Rather than negotiating a fixed unit price on a one-time bulk order, structure agreements with tiered pricing based on annual volume commitments. This gives the supplier production planning certainty — which they value — in exchange for lower unit prices at volume thresholds. Well-structured agreements with hydraulic hose suppliers can yield 10–25% savings compared to spot order pricing at equivalent volumes.
Not every fitting in a hydraulic system carries the same criticality. A drain port fitting in a low-pressure return line does not need the same specification level as a high-pressure line fitting operating near the pump outlet. Apply the highest specification — and highest cost — where it matters, and use commercially appropriate (lower-cost) fittings for non-critical connections. This requires an engineering review of the system but can deliver meaningful procurement savings without increasing system risk.

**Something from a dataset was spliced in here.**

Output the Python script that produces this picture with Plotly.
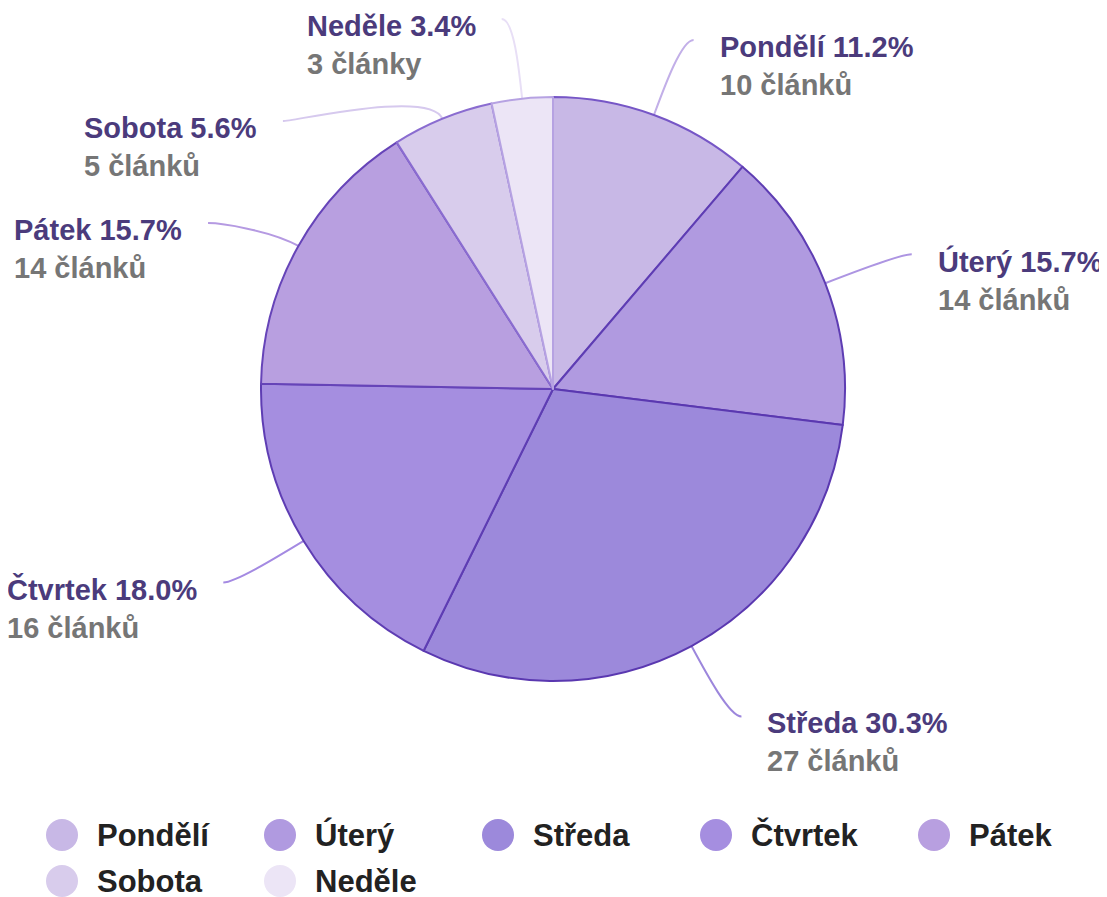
import math
import plotly.graph_objects as go

# ---- data ----
days = ["Pondělí", "Úterý", "Středa", "Čtvrtek", "Pátek", "Sobota", "Neděle"]
counts = [10, 14, 27, 16, 14, 5, 3]
fill_colors = ["#c8b8e6", "#b09ae0", "#9c89db", "#a58ee0", "#b89fe0", "#d8ccec", "#ece5f6"]
border_colors = ["#7656c6", "#5e3db3", "#5a38b0", "#5e3db3", "#6644b8", "#8a6cd0", "#b6a2e2"]
line_colors = ["#c2afe8", "#ad95e2", "#9c86dc", "#a48ae2", "#b59ae2", "#d6c9ee", "#e8dff6"]

# ---- layout constants (page pixels) ----
PAGE_OFF = 8            # default body margin of the html page
W, H = 1107 - PAGE_OFF, 897 - PAGE_OFF
CX, CY, R = 553, 389, 292
R_ELBOW = 372
LEN2 = 12
GAP_TEXT = 24
MIN_LABEL_GAP = 102
FONT = "Liberation Sans, Arial, sans-serif"
LABEL_COLOR = "#4b3b7c"
VALUE_COLOR = "#767676"


def px(x):
    return (x - PAGE_OFF) / W


def py(y):
    return 1 - (y - PAGE_OFF) / H


def unit(n):
    return "články" if 2 <= n <= 4 else "článků"


total = sum(counts)

fig = go.Figure()
fig.add_trace(go.Pie(
    labels=days, values=counts, sort=False, direction="clockwise", rotation=0,
    marker=dict(colors=fill_colors, line=dict(color=border_colors, width=2)),
    textinfo="none", hoverinfo="skip", showlegend=False,
    domain=dict(x=[px(CX - R), px(CX + R)], y=[py(CY + R), py(CY - R)]),
))

# ---- label geometry (computed from data) ----
items = []
cum = 0
for i, n in enumerate(counts):
    mid = (cum + n / 2) / total * 2 * math.pi
    cum += n
    s, c = math.sin(mid), math.cos(mid)
    items.append(dict(i=i, s=s, c=c, side=1 if s >= 0 else -1,
                      ey=CY - R_ELBOW * c))

for side in (1, -1):
    grp = sorted([it for it in items if it["side"] == side], key=lambda t: t["ey"])
    prev = None
    for it in grp:
        if prev is not None:
            it["ey"] = max(it["ey"], prev + MIN_LABEL_GAP)
        prev = it["ey"]

shapes = []
annotations = []
for it in items:
    i = it["i"]
    s, c, side = it["s"], it["c"], it["side"]
    sx, sy = CX + R * s, CY - R * c
    dy = CY - it["ey"]
    ex = CX + side * math.sqrt(max(R_ELBOW ** 2 - dy ** 2, 0))
    ey = it["ey"]
    endx = ex + side * LEN2
    c1x, c1y = sx + 32 * s, sy - 32 * c
    path = (f"M {px(sx)},{py(sy)} C {px(c1x)},{py(c1y)} "
            f"{px(ex)},{py(ey)} {px(endx)},{py(ey)}")
    shapes.append(dict(type="path", path=path, xref="paper", yref="paper",
                       line=dict(color=line_colors[i], width=2), layer="below"))
    pct = counts[i] / total * 100
    txt = (f"<b>{days[i]} {pct:.1f}%</b><br>"
           f"<b><span style='color:{VALUE_COLOR}'>{counts[i]} {unit(counts[i])}</span></b>")
    annotations.append(dict(
        x=px(endx + side * GAP_TEXT), y=py(ey + 26), xref="paper", yref="paper",
        text=txt, showarrow=False, xanchor="left" if side > 0 else "right",
        yanchor="middle", align="left",
        font=dict(family=FONT, size=29, color=LABEL_COLOR),
    ))

# ---- manual legend with circular symbols ----
LEG_X0, LEG_DX, LEG_Y0, LEG_DY, PER_ROW, RAD = 62, 218, 835, 46, 5, 16
for i, d in enumerate(days):
    col, row = i % PER_ROW, i // PER_ROW
    lx, ly = LEG_X0 + col * LEG_DX, LEG_Y0 + row * LEG_DY
    shapes.append(dict(type="circle", xref="paper", yref="paper",
                       x0=px(lx - RAD), x1=px(lx + RAD), y0=py(ly + RAD), y1=py(ly - RAD),
                       fillcolor=fill_colors[i], line=dict(width=0)))
    annotations.append(dict(x=px(lx + 33), y=py(ly), xref="paper", yref="paper",
                            text=f"<b>{d}</b>", showarrow=False, xanchor="left",
                            yanchor="middle",
                            font=dict(family=FONT, size=31, color="#222222")))

fig.update_layout(
    width=W, height=H, margin=dict(l=0, r=0, t=0, b=0),
    paper_bgcolor="white", plot_bgcolor="white",
    shapes=shapes, annotations=annotations, showlegend=False,
)

fig.write_html("out.html")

Ordering hydraulic fittings, hydraulic hose couplers, camlock fittings, or any component in the hydraulic fluid power chain requires a disciplined evaluation process. The 8 factors covered in this guide — pressure rating, thread standard, material grade, hose crimp compatibility, supplier certifications, fitting type suitability, supplier reliability, and packaging/traceability — collectively define whether a bulk order will perform as expected in the field or generate costly problems down the line.
The procurement teams and distributors that consistently source reliable hydraulic hoses and fittings are the ones that treat these 8 factors as a systematic checklist — not an optional deep dive. They request documentation proactively, qualify suppliers before placing large orders, and specify requirements in enough detail that suppliers cannot make costly assumptions on their behalf.
The additional time invested in pre-order evaluation consistently returns value many times over — in reduced field failures, cleaner inventory, stronger supplier relationships, and the kind of sourcing reputation that makes manufacturers prioritize your orders when supply is constrained.